Month 6 (Full run rate): Agent at 70% volume (70 calls/week). Results:

  • • Agent handling 49 direct resolutions + 21 warm escalations
  • • Staff handle 30 escalations + 30 direct calls = 60 calls/week (vs. 100 baseline)
  • • Staff time freed: 10 hrs/week = $400/week = $1,600/month
  • • Net monthly savings: $1,600 - $500 = $1,100/month
  • • 6-month cumulative: setup + 6 months platform fees = $5,000 + ($500 × 6) = $8,000 total investment
  • • 6-month labor savings: ($288 × 2 months) + ($936 × 2 months) + ($1,600 × 2 months) = $576 + $1,872 + $3,200 = $5,648
  • • 6-month net: $5,648 - $8,000 = -$1,352 (investment not yet recouped, but…)
  • • At month 7–12 annualized rate: $1,100/month × 12 = $13,200/year, paying back the initial investment in 8 months, then $13,200/year profit
  • • CSAT: 80% (best ever, instant answers, no voicemail, happy customers)
  • • Secondary: improved team morale (no more phone duty), freed staff now focuses on service quality and growth

ROI Measurement Checklist

  • ☐ Establish Month 0 baseline: volume, handle time, cost per resolution, CSAT, team utilization
  • ☐ Document agent cost: platform + setup + training + hosting
  • ☐ Track weekly: calls handled by agent, resolution rate, escalation rate, CSAT, staff hours freed
  • ☐ Calculate monthly: labor displaced, agent cost, net savings, payback trajectory
  • ☐ Month 6: full ROI accounting — total investment vs. total savings, annualized run rate, secondary benefits (team morale, customer experience, churn reduction)
  • ☐ Report to leadership: simple 1-pager showing payback period, annual savings, and next 12-month forecast

Red Flags (When ROI Isn't Coming)

Agent resolution rate stuck at 30–40%. Too many escalations. Either the agent is poorly trained, or you're asking it to handle tasks that are inherently human. Audit escalation reasons and retrain or redefine scope.

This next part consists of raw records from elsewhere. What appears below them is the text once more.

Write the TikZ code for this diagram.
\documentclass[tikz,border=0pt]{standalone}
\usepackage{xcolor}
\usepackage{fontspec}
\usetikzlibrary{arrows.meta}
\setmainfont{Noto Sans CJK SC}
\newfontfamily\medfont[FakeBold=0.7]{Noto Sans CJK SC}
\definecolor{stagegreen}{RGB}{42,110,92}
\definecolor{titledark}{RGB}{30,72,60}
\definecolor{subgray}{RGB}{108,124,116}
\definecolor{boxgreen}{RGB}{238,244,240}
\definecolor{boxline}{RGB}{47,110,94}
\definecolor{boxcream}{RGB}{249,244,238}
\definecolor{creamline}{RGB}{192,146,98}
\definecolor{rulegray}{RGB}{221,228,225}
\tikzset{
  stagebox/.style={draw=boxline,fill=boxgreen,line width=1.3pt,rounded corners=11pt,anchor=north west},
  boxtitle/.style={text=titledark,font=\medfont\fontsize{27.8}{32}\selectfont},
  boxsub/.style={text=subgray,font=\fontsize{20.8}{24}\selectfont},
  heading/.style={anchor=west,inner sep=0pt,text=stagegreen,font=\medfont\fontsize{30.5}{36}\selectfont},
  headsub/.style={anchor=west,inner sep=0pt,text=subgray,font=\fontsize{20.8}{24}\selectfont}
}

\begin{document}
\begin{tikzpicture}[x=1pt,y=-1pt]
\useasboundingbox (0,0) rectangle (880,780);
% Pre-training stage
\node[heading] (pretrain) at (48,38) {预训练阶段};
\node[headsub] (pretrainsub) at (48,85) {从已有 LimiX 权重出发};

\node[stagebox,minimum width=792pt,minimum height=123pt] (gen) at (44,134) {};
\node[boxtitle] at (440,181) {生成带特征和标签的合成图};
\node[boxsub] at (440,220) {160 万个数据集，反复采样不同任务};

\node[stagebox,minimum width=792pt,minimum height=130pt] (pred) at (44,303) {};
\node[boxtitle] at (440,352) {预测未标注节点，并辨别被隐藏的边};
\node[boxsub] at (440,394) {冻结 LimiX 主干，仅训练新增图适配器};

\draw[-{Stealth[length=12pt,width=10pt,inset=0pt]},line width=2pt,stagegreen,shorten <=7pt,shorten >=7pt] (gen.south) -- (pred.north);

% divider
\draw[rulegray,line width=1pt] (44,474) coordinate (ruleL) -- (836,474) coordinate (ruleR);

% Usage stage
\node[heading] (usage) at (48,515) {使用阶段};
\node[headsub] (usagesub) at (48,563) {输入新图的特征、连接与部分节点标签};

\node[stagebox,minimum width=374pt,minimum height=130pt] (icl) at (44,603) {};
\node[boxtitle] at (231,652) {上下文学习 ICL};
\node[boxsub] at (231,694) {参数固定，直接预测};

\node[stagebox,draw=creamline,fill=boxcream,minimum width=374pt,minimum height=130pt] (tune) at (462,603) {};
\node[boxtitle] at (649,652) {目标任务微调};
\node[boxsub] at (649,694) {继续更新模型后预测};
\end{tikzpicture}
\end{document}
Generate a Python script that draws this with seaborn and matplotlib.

CSAT on agent calls is 50–60%. Customers are frustrated. Agent may be rude, missing context, or timing out. Consider whether this customer segment should use agent at all.

Staff aren't actually freed up. Agent is running, but team is still at full capacity. This means either the agent isn't reducing volume (fix training), or freed time is being consumed by agent-related overhead (escalations, retraining, monitoring). Calculate the real net.

Payback period is 12+ months. Agent cost is too high for volume, or savings too small. Consider: cheaper agent platform, higher volume deployment, or different use case that's higher-value.

Advanced Metrics (Optional, High Value)

Revenue impact from faster resolution: If agent resolves issues 5x faster than humans, does that reduce churn, improve NPS, or open upsell opportunities? Quantify: (baseline churn rate) - (churn after agent) × (avg customer lifetime value) = revenue impact.

Cost of capital: If you invested $50K in agent infrastructure, what's the cost of that capital (interest, opportunity cost)? Ensure agent savings exceed that hurdle rate.

Accuracy improvement over time: Plot agent resolution accuracy across 6 months. Does it trend toward 90%+? If it plateaus at 60%, retraining may be hitting diminishing returns.

The Proof Point

A well-measured autonomous agent ROI tells a simple story: Month 1 investment, Months 2–5 breakeven journey, Month 6 clear profitability. If leadership sees that story in the data, they'll fund expansion. If you can't show it, they'll assume the agent is overhead.

Most teams see payback within 4–8 months for agent-driven support or sales use cases. After that, it's pure profit — $1,000–5,000/month savings depending on volume and use case. That ROI is what justifies agents at scale.